* _Source material_
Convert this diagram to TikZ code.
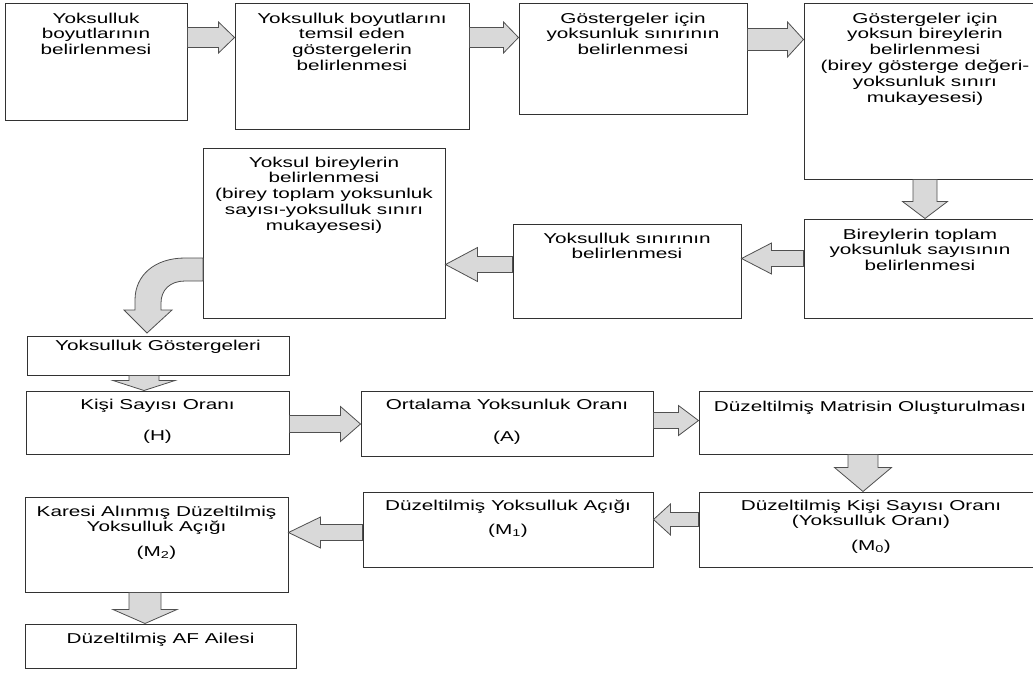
\documentclass[tikz,border=0pt]{standalone}
\usepackage{fontspec}
\setmainfont{Liberation Sans}[FakeStretch=1.45]
\usetikzlibrary{calc}
\definecolor{kenar}{RGB}{50,50,50}
\definecolor{okkenar}{RGB}{80,80,80}
\definecolor{okdolgu}{RGB}{217,217,217}

\begin{document}
\begin{tikzpicture}[x=1pt, y=-1pt,
  kutu/.style={draw=kenar, line width=1pt, inner sep=0pt},
  yazi/.style={anchor=north, align=center, inner sep=0pt, font=\fontsize{14.3}{15.8}\selectfont},
  ok/.style={draw=okkenar, fill=okdolgu, line width=0.8pt, line join=miter},
  % block arrows: {half shaft}{half head}{head length}
  sagok/.style n args={3}{to path={let \p1=(\tikztostart), \p2=(\tikztotarget) in
    (\x1,{\y1+#1pt}) -- ({\x2-#3pt},{\y1+#1pt}) -- ({\x2-#3pt},{\y1+#2pt}) -- (\x2,\y1)
    -- ({\x2-#3pt},{\y1-#2pt}) -- ({\x2-#3pt},{\y1-#1pt}) -- (\x1,{\y1-#1pt}) -- cycle}},
  solok/.style n args={3}{to path={let \p1=(\tikztostart), \p2=(\tikztotarget) in
    (\x1,{\y1+#1pt}) -- ({\x2+#3pt},{\y1+#1pt}) -- ({\x2+#3pt},{\y1+#2pt}) -- (\x2,\y1)
    -- ({\x2+#3pt},{\y1-#2pt}) -- ({\x2+#3pt},{\y1-#1pt}) -- (\x1,{\y1-#1pt}) -- cycle}},
  asagiok/.style n args={3}{to path={let \p1=(\tikztostart), \p2=(\tikztotarget) in
    ({\x1+#1pt},\y1) -- ({\x1+#1pt},{\y2+#3pt}) -- ({\x1+#2pt},{\y2+#3pt}) -- (\x1,\y2)
    -- ({\x1-#2pt},{\y2+#3pt}) -- ({\x1-#1pt},{\y2+#3pt}) -- ({\x1-#1pt},\y1) -- cycle}}]
  \clip (0,0) rectangle (1033,675);

  % first row
  \node[kutu, minimum width=182pt, minimum height=117pt] (boyut) at (96,61.5) {};
  \node[yazi] (boyut-y) at ([yshift=-10pt]boyut.north) {Yoksulluk\\boyutlarının\\belirlenmesi};

  \node[kutu, minimum width=234pt, minimum height=126pt] (temsil) at (352,66) {};
  \node[yazi] (temsil-y) at ([yshift=-10pt]temsil.north) {Yoksulluk boyutlarını\\temsil eden\\göstergelerin\\belirlenmesi};

  \node[kutu, minimum width=228pt, minimum height=111pt] (sinir) at (633,58.5) {};
  \node[yazi] (sinir-y) at ([yshift=-10pt]sinir.north) {Göstergeler için\\yoksunluk sınırının\\belirlenmesi};

  \node[kutu, minimum width=242pt, minimum height=176pt] (yoksun) at (925,91) {};
  \node[yazi] (yoksun-y) at ([yshift=-10pt]yoksun.north) {Göstergeler için\\yoksun bireylerin\\belirlenmesi\\(birey gösterge değeri-\\yoksunluk sınırı\\mukayesesi)};

  % second row
  \node[kutu, minimum width=232pt, minimum height=99pt] (toplam) at (920,268.5) {};
  \node[yazi] (toplam-y) at ([yshift=-10pt]toplam.north) {Bireylerin toplam\\yoksunluk sayısının\\belirlenmesi};

  \node[kutu, minimum width=228pt, minimum height=94pt] (ysinir) at (627,271) {};
  \node[yazi] (ysinir-y) at ([yshift=-9pt]ysinir.north) {Yoksulluk sınırının\\belirlenmesi};

  \node[kutu, minimum width=242pt, minimum height=170pt] (yoksul) at (324,233) {};
  \node[yazi] (yoksul-y) at ([yshift=-9pt]yoksul.north) {Yoksul bireylerin\\belirlenmesi\\(birey toplam yoksunluk\\sayısı-yoksulluk sınırı\\mukayesesi)};

  % indicators
  \node[kutu, minimum width=262pt, minimum height=39pt] (gost) at (158,355.5) {};
  \node[yazi] (gost-y) at ([yshift=-4pt]gost.north) {Yoksulluk Göstergeleri};

  \node[kutu, minimum width=263pt, minimum height=63pt] (kisi) at (157.5,422.5) {};
  \node[yazi] (kisi-y) at ([yshift=-8pt]kisi.north) {Kişi Sayısı Oranı\\[15.8pt](H)};

  \node[kutu, minimum width=292pt, minimum height=65pt] (ort) at (507,423.5) {};
  \node[yazi] (ort-y) at ([yshift=-8pt]ort.north) {Ortalama Yoksunluk Oranı\\[17pt](A)};

  \node[kutu, minimum width=342pt, minimum height=63pt] (matris) at (870,422.5) {};
  \node[yazi] (matris-y) at ([yshift=-10pt]matris.north) {Düzeltilmiş Matrisin Oluşturulması};

  \node[kutu, minimum width=344pt, minimum height=75pt] (dkisi) at (871,529.5) {};
  \node[yazi] (dkisi-y) at ([yshift=-8pt]dkisi.north) {Düzeltilmiş Kişi Sayısı Oranı\\(Yoksulluk Oranı)\\[9pt](M\textsubscript{0})};

  \node[kutu, minimum width=290pt, minimum height=75pt] (dacik) at (508,529.5) {};
  \node[yazi] (dacik-y) at ([yshift=-8pt]dacik.north) {Düzeltilmiş Yoksulluk Açığı\\[8.5pt](M\textsubscript{1})};

  \node[kutu, minimum width=263pt, minimum height=95pt] (kare) at (156.5,544.5) {};
  \node[yazi] (kare-y) at ([yshift=-9pt]kare.north) {Karesi Alınmış Düzeltilmiş\\Yoksulluk Açığı\\[8.5pt](M\textsubscript{2})};

  \node[kutu, minimum width=271pt, minimum height=44pt] (af) at (160.5,646) {};
  \node[yazi] (af-y) at ([yshift=-9pt]af.north) {Düzeltilmiş AF Ailesi};

  % block arrows
  \draw[ok] ([yshift=-35pt]boyut.north east) to[sagok={10}{15.5}{16}] (temsil.west);
  \draw[ok] ([yshift=-35pt]temsil.north east) to[sagok={10}{15.5}{15}] (sinir.west);
  \draw[ok] ([yshift=-37pt]sinir.north east) to[sagok={11}{17.5}{16}] (yoksun.west);
  \draw[ok] (yoksun.south) to[asagiok={12}{22.5}{17}] (toplam.north);
  \draw[ok] ([yshift=-40pt]toplam.north west) to[solok={8}{15.5}{30}] (ysinir.east);
  \draw[ok] ([yshift=-41pt]ysinir.north west) to[solok={8}{17}{32}] (yoksul.east);
  % bent arrow
  \draw[ok] (203,258) -- (185,258) .. controls (155,258) and (135,275) .. (135,300)
    -- (135,310) -- (124,310) -- (147,333) -- (172,310) -- (161,310) -- (161,303)
    .. controls (161,290) and (170,281) .. (185,281) -- (203,281) -- cycle;
  \draw[ok] ([xshift=-14pt]gost.south) to[asagiok={15}{31}{10}] (kisi.north);
  \draw[ok] ([yshift=-33.5pt]kisi.north east) to[sagok={8.5}{17.5}{20}] (ort.west);
  \draw[ok] ([yshift=-30pt]ort.north east) to[sagok={8}{15}{20}] (matris.west);
  \draw[ok] ([xshift=-7pt]matris.south) to[asagiok={15}{28.5}{24}] (dkisi.north);
  \draw[ok] ([yshift=-28pt]dkisi.north west) to[solok={7}{15.5}{17}] (dacik.east);
  \draw[ok] ([yshift=-41pt]dacik.north west) to[solok={8}{15.5}{32}] (kare.east);
  \draw[ok] ([xshift=-11.5pt]kare.south) to[asagiok={16}{32}{14}] (af.north);
\end{tikzpicture}
\end{document}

* _Problem to work on_
Without the pictures, copy the material exactly as given.

* _Reply to the exercise_
Convert this diagram to TikZ code.
\documentclass[tikz,border=0pt]{standalone}
\usepackage{fontspec}
\setmainfont{Liberation Sans}[FakeStretch=1.45]
\usetikzlibrary{calc}
\definecolor{kenar}{RGB}{50,50,50}
\definecolor{okkenar}{RGB}{80,80,80}
\definecolor{okdolgu}{RGB}{217,217,217}

\begin{document}
\begin{tikzpicture}[x=1pt, y=-1pt,
  kutu/.style={draw=kenar, line width=1pt, inner sep=0pt},
  yazi/.style={anchor=north, align=center, inner sep=0pt, font=\fontsize{14.3}{15.8}\selectfont},
  ok/.style={draw=okkenar, fill=okdolgu, line width=0.8pt, line join=miter},
  % block arrows: {half shaft}{half head}{head length}
  sagok/.style n args={3}{to path={let \p1=(\tikztostart), \p2=(\tikztotarget) in
    (\x1,{\y1+#1pt}) -- ({\x2-#3pt},{\y1+#1pt}) -- ({\x2-#3pt},{\y1+#2pt}) -- (\x2,\y1)
    -- ({\x2-#3pt},{\y1-#2pt}) -- ({\x2-#3pt},{\y1-#1pt}) -- (\x1,{\y1-#1pt}) -- cycle}},
  solok/.style n args={3}{to path={let \p1=(\tikztostart), \p2=(\tikztotarget) in
    (\x1,{\y1+#1pt}) -- ({\x2+#3pt},{\y1+#1pt}) -- ({\x2+#3pt},{\y1+#2pt}) -- (\x2,\y1)
    -- ({\x2+#3pt},{\y1-#2pt}) -- ({\x2+#3pt},{\y1-#1pt}) -- (\x1,{\y1-#1pt}) -- cycle}},
  asagiok/.style n args={3}{to path={let \p1=(\tikztostart), \p2=(\tikztotarget) in
    ({\x1+#1pt},\y1) -- ({\x1+#1pt},{\y2+#3pt}) -- ({\x1+#2pt},{\y2+#3pt}) -- (\x1,\y2)
    -- ({\x1-#2pt},{\y2+#3pt}) -- ({\x1-#1pt},{\y2+#3pt}) -- ({\x1-#1pt},\y1) -- cycle}}]
  \clip (0,0) rectangle (1033,675);

  % first row
  \node[kutu, minimum width=182pt, minimum height=117pt] (boyut) at (96,61.5) {};
  \node[yazi] (boyut-y) at ([yshift=-10pt]boyut.north) {Yoksulluk\\boyutlarının\\belirlenmesi};

  \node[kutu, minimum width=234pt, minimum height=126pt] (temsil) at (352,66) {};
  \node[yazi] (temsil-y) at ([yshift=-10pt]temsil.north) {Yoksulluk boyutlarını\\temsil eden\\göstergelerin\\belirlenmesi};

  \node[kutu, minimum width=228pt, minimum height=111pt] (sinir) at (633,58.5) {};
  \node[yazi] (sinir-y) at ([yshift=-10pt]sinir.north) {Göstergeler için\\yoksunluk sınırının\\belirlenmesi};

  \node[kutu, minimum width=242pt, minimum height=176pt] (yoksun) at (925,91) {};
  \node[yazi] (yoksun-y) at ([yshift=-10pt]yoksun.north) {Göstergeler için\\yoksun bireylerin\\belirlenmesi\\(birey gösterge değeri-\\yoksunluk sınırı\\mukayesesi)};

  % second row
  \node[kutu, minimum width=232pt, minimum height=99pt] (toplam) at (920,268.5) {};
  \node[yazi] (toplam-y) at ([yshift=-10pt]toplam.north) {Bireylerin toplam\\yoksunluk sayısının\\belirlenmesi};

  \node[kutu, minimum width=228pt, minimum height=94pt] (ysinir) at (627,271) {};
  \node[yazi] (ysinir-y) at ([yshift=-9pt]ysinir.north) {Yoksulluk sınırının\\belirlenmesi};

  \node[kutu, minimum width=242pt, minimum height=170pt] (yoksul) at (324,233) {};
  \node[yazi] (yoksul-y) at ([yshift=-9pt]yoksul.north) {Yoksul bireylerin\\belirlenmesi\\(birey toplam yoksunluk\\sayısı-yoksulluk sınırı\\mukayesesi)};

  % indicators
  \node[kutu, minimum width=262pt, minimum height=39pt] (gost) at (158,355.5) {};
  \node[yazi] (gost-y) at ([yshift=-4pt]gost.north) {Yoksulluk Göstergeleri};

  \node[kutu, minimum width=263pt, minimum height=63pt] (kisi) at (157.5,422.5) {};
  \node[yazi] (kisi-y) at ([yshift=-8pt]kisi.north) {Kişi Sayısı Oranı\\[15.8pt](H)};

  \node[kutu, minimum width=292pt, minimum height=65pt] (ort) at (507,423.5) {};
  \node[yazi] (ort-y) at ([yshift=-8pt]ort.north) {Ortalama Yoksunluk Oranı\\[17pt](A)};

  \node[kutu, minimum width=342pt, minimum height=63pt] (matris) at (870,422.5) {};
  \node[yazi] (matris-y) at ([yshift=-10pt]matris.north) {Düzeltilmiş Matrisin Oluşturulması};

  \node[kutu, minimum width=344pt, minimum height=75pt] (dkisi) at (871,529.5) {};
  \node[yazi] (dkisi-y) at ([yshift=-8pt]dkisi.north) {Düzeltilmiş Kişi Sayısı Oranı\\(Yoksulluk Oranı)\\[9pt](M\textsubscript{0})};

  \node[kutu, minimum width=290pt, minimum height=75pt] (dacik) at (508,529.5) {};
  \node[yazi] (dacik-y) at ([yshift=-8pt]dacik.north) {Düzeltilmiş Yoksulluk Açığı\\[8.5pt](M\textsubscript{1})};

  \node[kutu, minimum width=263pt, minimum height=95pt] (kare) at (156.5,544.5) {};
  \node[yazi] (kare-y) at ([yshift=-9pt]kare.north) {Karesi Alınmış Düzeltilmiş\\Yoksulluk Açığı\\[8.5pt](M\textsubscript{2})};

  \node[kutu, minimum width=271pt, minimum height=44pt] (af) at (160.5,646) {};
  \node[yazi] (af-y) at ([yshift=-9pt]af.north) {Düzeltilmiş AF Ailesi};

  % block arrows
  \draw[ok] ([yshift=-35pt]boyut.north east) to[sagok={10}{15.5}{16}] (temsil.west);
  \draw[ok] ([yshift=-35pt]temsil.north east) to[sagok={10}{15.5}{15}] (sinir.west);
  \draw[ok] ([yshift=-37pt]sinir.north east) to[sagok={11}{17.5}{16}] (yoksun.west);
  \draw[ok] (yoksun.south) to[asagiok={12}{22.5}{17}] (toplam.north);
  \draw[ok] ([yshift=-40pt]toplam.north west) to[solok={8}{15.5}{30}] (ysinir.east);
  \draw[ok] ([yshift=-41pt]ysinir.north west) to[solok={8}{17}{32}] (yoksul.east);
  % bent arrow
  \draw[ok] (203,258) -- (185,258) .. controls (155,258) and (135,275) .. (135,300)
    -- (135,310) -- (124,310) -- (147,333) -- (172,310) -- (161,310) -- (161,303)
    .. controls (161,290) and (170,281) .. (185,281) -- (203,281) -- cycle;
  \draw[ok] ([xshift=-14pt]gost.south) to[asagiok={15}{31}{10}] (kisi.north);
  \draw[ok] ([yshift=-33.5pt]kisi.north east) to[sagok={8.5}{17.5}{20}] (ort.west);
  \draw[ok] ([yshift=-30pt]ort.north east) to[sagok={8}{15}{20}] (matris.west);
  \draw[ok] ([xshift=-7pt]matris.south) to[asagiok={15}{28.5}{24}] (dkisi.north);
  \draw[ok] ([yshift=-28pt]dkisi.north west) to[solok={7}{15.5}{17}] (dacik.east);
  \draw[ok] ([yshift=-41pt]dacik.north west) to[solok={8}{15.5}{32}] (kare.east);
  \draw[ok] ([xshift=-11.5pt]kare.south) to[asagiok={16}{32}{14}] (af.north);
\end{tikzpicture}
\end{document}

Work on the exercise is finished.